I am not about to quibble over definitions of purity, but there is truth in that scripted remark.  To some degree, the mystique of rock and roll has always been about frightening the stuffed shirts.  Dallas’s The Phuss recovers some of that spirit of iconoclasm.  They are, delightfully, everything the prigs and parsons fear: an animal of reckless temperament, a beautifully destructive sound.

In some ways, The Phuss fall exactly into that amp-stacked tradition for which Dallas has often been derided.   North Texas is sometimes known as the land where the rock is as comically big as J.R.’s altitudinous hat.  What those blanket pejoratives fail to take into account is that rock and roll, loud and monstrous, is a craft that is difficult, but possible, to accomplish well. 

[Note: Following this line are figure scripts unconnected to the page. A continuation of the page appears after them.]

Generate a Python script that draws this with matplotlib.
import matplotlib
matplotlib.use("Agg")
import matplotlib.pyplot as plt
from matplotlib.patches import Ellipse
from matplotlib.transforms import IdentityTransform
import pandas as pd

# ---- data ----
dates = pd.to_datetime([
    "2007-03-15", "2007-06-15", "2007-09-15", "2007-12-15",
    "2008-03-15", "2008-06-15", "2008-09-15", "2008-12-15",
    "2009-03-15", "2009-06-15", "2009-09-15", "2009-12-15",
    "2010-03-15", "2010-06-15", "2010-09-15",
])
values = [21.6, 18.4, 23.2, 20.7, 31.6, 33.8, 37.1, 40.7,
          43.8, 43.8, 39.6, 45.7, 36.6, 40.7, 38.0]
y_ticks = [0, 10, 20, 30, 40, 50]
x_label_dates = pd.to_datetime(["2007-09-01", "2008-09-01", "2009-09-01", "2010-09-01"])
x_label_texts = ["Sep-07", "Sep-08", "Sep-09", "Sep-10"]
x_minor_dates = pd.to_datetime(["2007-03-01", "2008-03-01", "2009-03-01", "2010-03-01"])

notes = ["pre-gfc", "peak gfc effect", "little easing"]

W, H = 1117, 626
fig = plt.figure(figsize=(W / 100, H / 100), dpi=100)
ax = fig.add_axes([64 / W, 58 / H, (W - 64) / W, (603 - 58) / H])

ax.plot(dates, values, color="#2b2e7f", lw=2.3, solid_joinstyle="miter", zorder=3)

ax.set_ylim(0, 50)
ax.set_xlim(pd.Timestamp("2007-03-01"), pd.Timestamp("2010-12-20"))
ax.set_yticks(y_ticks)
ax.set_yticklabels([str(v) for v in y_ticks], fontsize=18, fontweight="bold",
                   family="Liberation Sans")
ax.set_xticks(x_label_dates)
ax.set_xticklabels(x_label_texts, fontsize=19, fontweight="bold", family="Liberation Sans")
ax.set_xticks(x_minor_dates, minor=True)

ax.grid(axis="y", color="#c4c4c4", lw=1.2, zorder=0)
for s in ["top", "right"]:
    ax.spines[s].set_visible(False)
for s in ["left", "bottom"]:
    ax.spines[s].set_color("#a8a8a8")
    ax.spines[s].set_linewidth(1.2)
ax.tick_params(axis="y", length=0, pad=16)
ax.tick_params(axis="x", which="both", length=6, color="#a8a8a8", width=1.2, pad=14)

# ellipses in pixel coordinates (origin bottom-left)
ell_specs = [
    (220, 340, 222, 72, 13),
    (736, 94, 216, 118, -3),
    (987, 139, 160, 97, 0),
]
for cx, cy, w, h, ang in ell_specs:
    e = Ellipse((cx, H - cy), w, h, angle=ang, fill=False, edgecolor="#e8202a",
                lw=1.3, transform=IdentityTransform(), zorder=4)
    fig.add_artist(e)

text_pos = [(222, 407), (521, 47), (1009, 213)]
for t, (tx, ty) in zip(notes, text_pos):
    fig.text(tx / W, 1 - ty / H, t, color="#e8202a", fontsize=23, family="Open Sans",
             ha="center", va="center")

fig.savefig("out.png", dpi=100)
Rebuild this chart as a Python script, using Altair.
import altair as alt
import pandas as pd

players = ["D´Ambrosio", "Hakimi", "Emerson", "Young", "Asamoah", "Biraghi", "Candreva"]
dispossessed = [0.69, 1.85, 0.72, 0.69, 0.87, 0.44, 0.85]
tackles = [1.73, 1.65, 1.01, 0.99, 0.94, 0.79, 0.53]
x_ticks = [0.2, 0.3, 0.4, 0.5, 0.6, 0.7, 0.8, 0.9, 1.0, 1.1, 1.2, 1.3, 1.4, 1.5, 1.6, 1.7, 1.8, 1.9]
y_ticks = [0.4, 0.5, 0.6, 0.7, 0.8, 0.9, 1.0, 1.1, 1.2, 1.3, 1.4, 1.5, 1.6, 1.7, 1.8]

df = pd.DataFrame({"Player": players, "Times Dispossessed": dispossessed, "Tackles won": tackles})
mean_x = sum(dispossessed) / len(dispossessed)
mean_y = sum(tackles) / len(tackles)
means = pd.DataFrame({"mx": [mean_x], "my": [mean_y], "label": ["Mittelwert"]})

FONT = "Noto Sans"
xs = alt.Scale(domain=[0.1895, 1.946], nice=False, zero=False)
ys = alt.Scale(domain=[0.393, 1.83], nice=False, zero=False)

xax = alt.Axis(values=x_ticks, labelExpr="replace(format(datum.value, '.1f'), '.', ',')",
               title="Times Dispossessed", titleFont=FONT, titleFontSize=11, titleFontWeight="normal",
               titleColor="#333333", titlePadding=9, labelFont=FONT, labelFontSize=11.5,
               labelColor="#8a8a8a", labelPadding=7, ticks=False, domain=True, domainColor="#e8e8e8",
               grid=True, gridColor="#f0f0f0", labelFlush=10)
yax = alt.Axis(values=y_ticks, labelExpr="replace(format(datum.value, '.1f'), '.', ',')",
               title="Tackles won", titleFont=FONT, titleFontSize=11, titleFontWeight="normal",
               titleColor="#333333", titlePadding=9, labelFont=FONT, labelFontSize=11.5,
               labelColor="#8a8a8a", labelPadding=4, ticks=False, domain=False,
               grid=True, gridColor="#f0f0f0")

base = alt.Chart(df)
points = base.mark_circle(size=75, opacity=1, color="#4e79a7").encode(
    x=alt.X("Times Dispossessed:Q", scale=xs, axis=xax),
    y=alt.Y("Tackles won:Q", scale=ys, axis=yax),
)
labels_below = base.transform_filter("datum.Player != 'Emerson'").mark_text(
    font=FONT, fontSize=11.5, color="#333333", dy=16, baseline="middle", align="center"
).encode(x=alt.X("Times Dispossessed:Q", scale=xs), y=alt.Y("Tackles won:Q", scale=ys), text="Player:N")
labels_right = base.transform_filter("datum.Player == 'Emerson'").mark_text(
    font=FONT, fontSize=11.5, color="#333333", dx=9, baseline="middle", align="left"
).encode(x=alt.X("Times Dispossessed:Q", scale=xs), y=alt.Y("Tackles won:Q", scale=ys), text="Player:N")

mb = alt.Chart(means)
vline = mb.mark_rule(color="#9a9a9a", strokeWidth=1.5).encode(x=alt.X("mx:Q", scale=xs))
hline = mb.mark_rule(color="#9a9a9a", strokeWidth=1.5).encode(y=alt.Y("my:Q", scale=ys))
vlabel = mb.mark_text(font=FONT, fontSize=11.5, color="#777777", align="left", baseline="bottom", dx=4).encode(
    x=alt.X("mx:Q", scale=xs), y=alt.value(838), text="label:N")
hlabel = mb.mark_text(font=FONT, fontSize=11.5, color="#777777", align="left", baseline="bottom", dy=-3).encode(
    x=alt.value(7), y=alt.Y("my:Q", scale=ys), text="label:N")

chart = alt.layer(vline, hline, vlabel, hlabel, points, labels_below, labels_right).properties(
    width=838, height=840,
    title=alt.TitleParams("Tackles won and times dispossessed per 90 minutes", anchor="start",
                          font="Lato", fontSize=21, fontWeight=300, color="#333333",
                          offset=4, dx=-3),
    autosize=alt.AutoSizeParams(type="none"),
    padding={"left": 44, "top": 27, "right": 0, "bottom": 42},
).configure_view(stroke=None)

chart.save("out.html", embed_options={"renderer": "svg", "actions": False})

From what I know of Dallas’s history of guitar gluttony, the offerings were often miles wide and mere microns deep: a legion of mammoth acts, each an even poorer Xerox of the last.  The results were mostly big, muddy, and inarticulate.  Worse, bands affected a deluded posture that imagined otherwise – that they really were the guitar gods of their bloated imagination.  Consequently, austerity has been exonerated and, while many bands manage to be loud and proud, many more are complimented on toning it down.

My trip to The Nightmare on Elm convinced me that The Phuss are an antidote to Dallas’s dubious rock catalog without sacrificing the jarring impact.  Their songs are frightfully, sharply precise.  Their talent is overt and arresting.  The result is artful and moves at a very real momentum. 

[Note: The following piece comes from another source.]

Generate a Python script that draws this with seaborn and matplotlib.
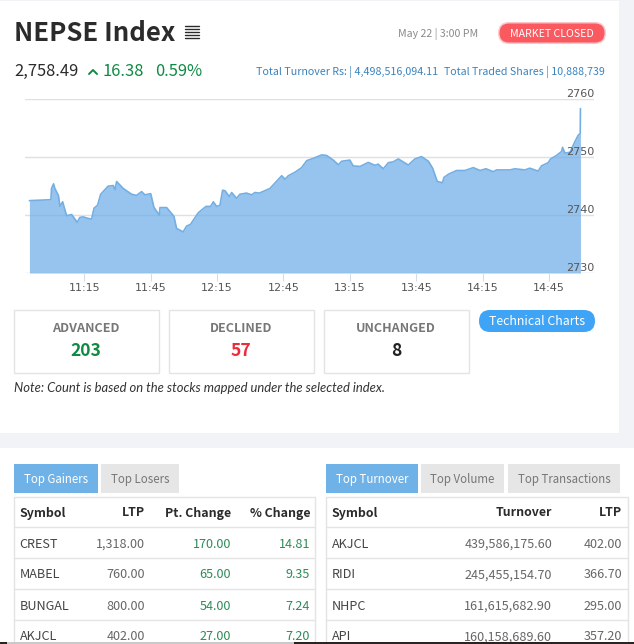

Guitarist Joshua Fleming dances his feet in concert with the ruthless command of his guitar.  He shivers across the stage, jolts, and scuffs his feet in hyper volatility, screaming and perspiring.  There is no hyperbole with The Phuss.  The trio of musicians affects a posture exactly commensurate with their ability to knife through the room.  Their stage strut is a claim made veracious by their impressively tight, aggressive sound.  It is rock and roll in its most crystalline, adrenal seductiveness. 

Formed two years ago, the Phuss are beginning to draw attention for their impeccable yet raucous performances.  Their recorded catalog currently consists of out-of-print material and frozen assets.  The Phuss’ tunes are apparently being held hostage by some unnamed label, so they are left only to perform.  To hear and see the band, you would get no sense of bitter discontent.  “We’re just happy to play,” Fleming testified from Nightmare’s stage.  Then, he sliced into the next number, sneakers got busy in mercurial animation, hands furiously beat sound out of his cherry guitar.

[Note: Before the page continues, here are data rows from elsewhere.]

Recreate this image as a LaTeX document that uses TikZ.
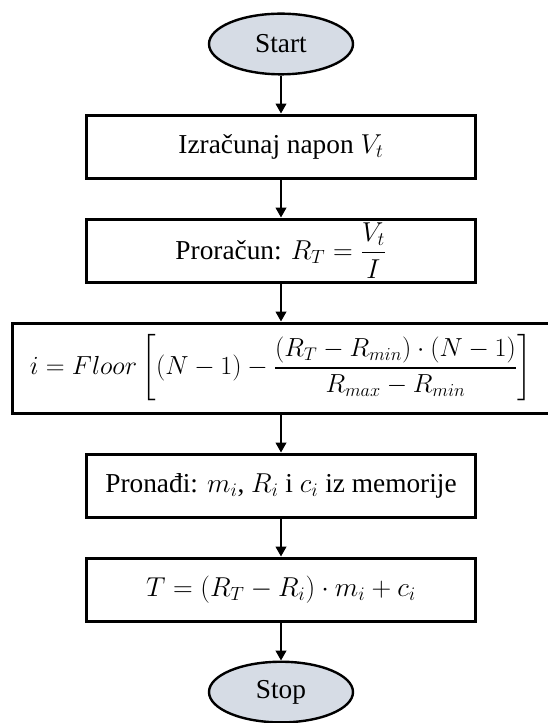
\documentclass[tikz,border=0pt]{standalone}
\usepackage{fix-cm}
\usepackage{amsmath}
\usepackage{fontspec}
\setmainfont{Liberation Serif}
\usepackage{tikz}
\usetikzlibrary{arrows.meta}
\usetikzlibrary{positioning, shapes.geometric}
\definecolor{termfill}{HTML}{D6DCE5}

\begin{document}
\begin{tikzpicture}[
    node distance=28.5pt,
    every node/.style={font=\fontsize{20.5}{24}\selectfont},
    terminal/.style={ellipse, draw, line width=1.8pt, fill=termfill,
        minimum width=108pt, minimum height=45.5pt, inner sep=0pt},
    process/.style={rectangle, draw, line width=2.25pt,
        minimum width=291pt, minimum height=47.25pt, inner sep=1pt},
    flow/.style={-{Triangle[length=7.5pt,width=8pt]}, line width=1.5pt}
]
    \useasboundingbox (-210.75pt,33pt) rectangle (199.5pt,-509.25pt);

    \node[terminal] (start) {Start};
    \node[process, below=of start] (napon) {Izračunaj napon $V_t$};
    \node[process, below=of napon] (otpor) {Proračun: $R_T = \dfrac{V_t}{I}$};
    \node[process, below=of otpor, minimum width=403pt, minimum height=67.5pt,
        font=\fontsize{19.6}{23}\selectfont] (indeks)
        {$i = \mathnormal{Floor}\left[(N-1) - \dfrac{(R_T - R_{min})\cdot(N-1)}{R_{max} - R_{min}}\right]$};
    \node[process, below=of indeks] (memorija) {Pronađi: $m_i$, $R_i$ i $c_i$ iz memorije};
    \node[process, below=of memorija] (temp) {$T = (R_T - R_i)\cdot m_i + c_i$};
    \node[terminal, below=of temp] (stop) {Stop};

    \draw[flow] (start) -- (napon);     % Start -> napon
    \draw[flow] (napon) -- (otpor);     % napon -> otpor
    \draw[flow] (otpor) -- (indeks);    % otpor -> indeks
    \draw[flow] (indeks) -- (memorija); % indeks -> memorija
    \draw[flow] (memorija) -- (temp);   % memorija -> temperatura
    \draw[flow] (temp) -- (stop);       % temperatura -> Stop
\end{tikzpicture}
\end{document}
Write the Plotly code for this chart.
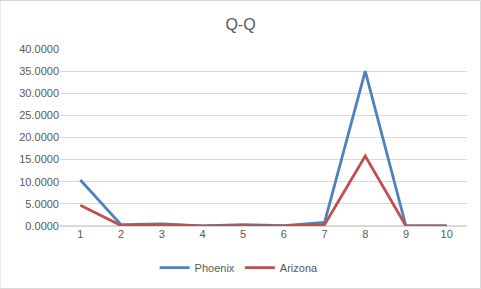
import plotly.graph_objects as go

categories = ["1", "2", "3", "4", "5", "6", "7", "8", "9", "10"]
phoenix = [10.4, 0.3, 0.5, 0.05, 0.3, 0.1, 0.8, 35.0, 0.0, 0.0]
arizona = [4.7, 0.1, 0.3, 0.05, 0.1, 0.05, 0.3, 15.8, 0.0, 0.0]
y_ticks = [0, 5, 10, 15, 20, 25, 30, 35, 40]

fig = go.Figure()
fig.add_trace(go.Scatter(x=categories, y=phoenix, mode="lines", name="Phoenix",
                         line=dict(color="#4F81BD", width=2.8)))
fig.add_trace(go.Scatter(x=categories, y=arizona, mode="lines", name="Arizona",
                         line=dict(color="#C0504D", width=2.8)))

fig.update_layout(
    width=481, height=289,
    margin=dict(l=60, r=14, t=49, b=63, autoexpand=False),
    paper_bgcolor="white", plot_bgcolor="white",
    title=dict(text="Q-Q", x=0.5, xanchor="center", y=0.915, yanchor="middle",
               font=dict(family="Liberation Sans, Arial", size=16, color="#595959")),
    font=dict(family="Liberation Sans, Arial", size=11, color="#595959"),
    xaxis=dict(type="category", range=[-0.5, 9.5], showgrid=False, zeroline=False,
               showline=False, ticks="", tickfont=dict(size=11, color="#595959")),
    yaxis=dict(range=[0, 40], tickvals=y_ticks, tickformat=".4f", showgrid=True,
               gridcolor="#D9D9D9", gridwidth=1, zeroline=True, zerolinecolor="#D9D9D9",
               showline=False, ticks="", ticklen=0, tickfont=dict(size=11, color="#595959")),
    legend=dict(orientation="h", x=0.44, xanchor="center", y=-0.235, yanchor="middle",
                itemwidth=30, font=dict(size=11, color="#595959")),
    shapes=[dict(type="rect", xref="paper", yref="paper", x0=-60/407, x1=1+13.5/407,
                 y0=-62.5/177, y1=1+48.5/177, line=dict(color="#D9D9D9", width=1))],
)

fig.write_html("out.html")
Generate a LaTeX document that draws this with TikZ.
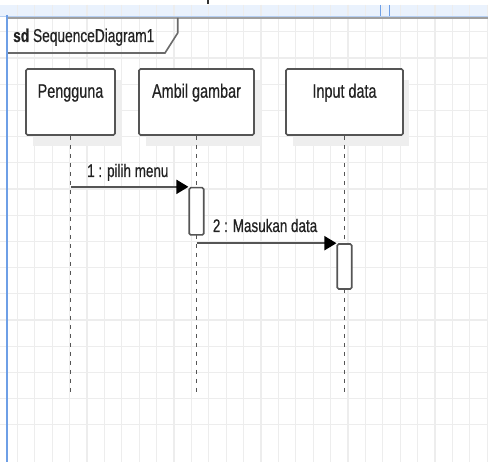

Josh Fleming claims The Phuss is the fruition of his years of musical practice and ambition.  An audacious claim from someone in their early twenties, but not unreasonable.  For good reason, the creations of a band’s fledgling years have a long history of being the best, when the artists are still kicking and crying with some real vinegar in their blood.  That The Phuss is the crest of the members’ rock and roll appetites is entirely believable.  For now, it is a project – in sound, disposition, and movement – resonating at a golden frequency.  It is rock and roll and it is still as menacing as mama worried.